In an agile development environment, teams can respond quickly when unpredictable scenarios arise and adapt.
A key part of a digital transformation is implementing a comprehensive digital twin and digital thread that spans the company, enabling collaboration and information sharing throughout the development process across all domains. The digital thread enables teams to gain access to information needed for their individual sprints. Everyone in the development process has broader access to information so they’re more aware of their interdependence with other disciplines.
The digital thread enables a company to define and maintain a comprehensive digital twin representing the product or system, its production environment and processes, and its use and performance in operation. Using the digital twin, complemented with simulation technologies, allows teams to quickly identify and evaluate options, shortening decisions and sprint development time, and teams can evaluate more designs earlier in the life cycle. Using the digital twin during service enables pro-active, predictive maintenance, providing direct feedback to design and engineer teams for product fixes and upgrades.
With the digital twin and digital thread in place, new technologies to further enhance the agile development processes can be added, including:
- Simulation-driven, generative-design solutions incorporating artificial intelligence (AI) and machine learning (ML) integrated with advanced solutions defining composites and materials, enabling new additive and hybrid manufacturing techniques
- Integration of mechanical CAD, electrical/electronic CAD, and software development tools and processes for more comprehensive systems engineering development
- Simulation tools to design a virtual integrated vehicle before building costly physical prototypes, improving and accelerating verification and validation, reducing cost and risk of test programs
Success in agile development
Boeing’s T-X program is a United States Air Force (USAF) development and acquisition program for a two-seat jet trainer to replace the Northrop T-38 Talon. Boeing used new design and manufacturing technologies to win the contract with its entry, now designated the T-7A Red Hawk. The company used modern, computer-driven design and manufacturing to dramatically shorten the development cycle. The Boeing team also saved time and money by using 3D modeling and precision manufacturing, reducing labor costs and accelerating development.
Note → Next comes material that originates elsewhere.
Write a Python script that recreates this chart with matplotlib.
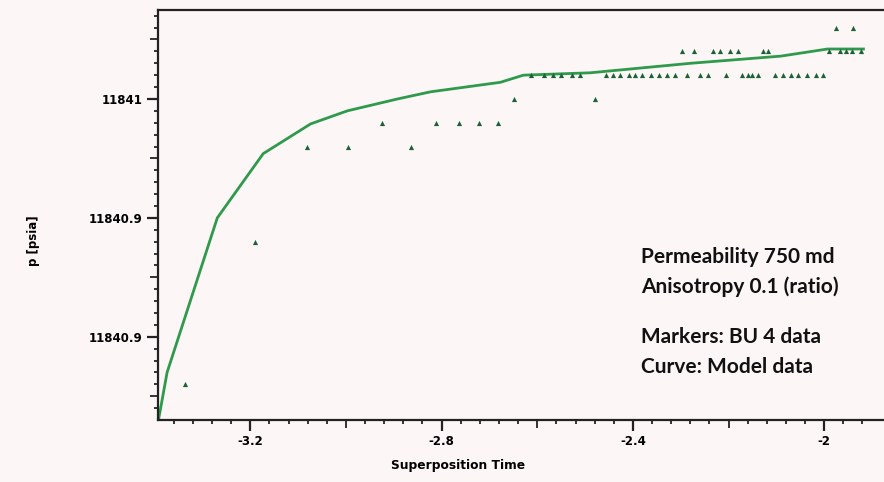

Using agile product development and new technologies, T-7A program benefits include:
- 50% less program cost than the USAF expected
- Model-based engineering increased first-pass quality by 75%
- Agile development reduced software hours by 50%
- Advanced manufacturing reduced assembly hours by 80%
The bottom line
A&D products are complex, have long service lives, and must function in a wide range of harsh and demanding environments. Driven by today’s development challenges and the DOD initiative, A&D companies are moving to modern, agile approaches offering greater flexibility and more responsiveness as mission scope and market demands change.
By leveraging comprehensive digital twin and digital thread, a company can transform how it operates, collaborates, and shares information across the product development process.
Once an agile development process is in place, backed by a digitalized enterprise, development teams can work in smaller, more parallel phases. Complex problems, approaches with no clear solution, and changing product requirements can be embraced and successfully engineered. Teams can work together with greater flexibility and be more responsive as market demands change.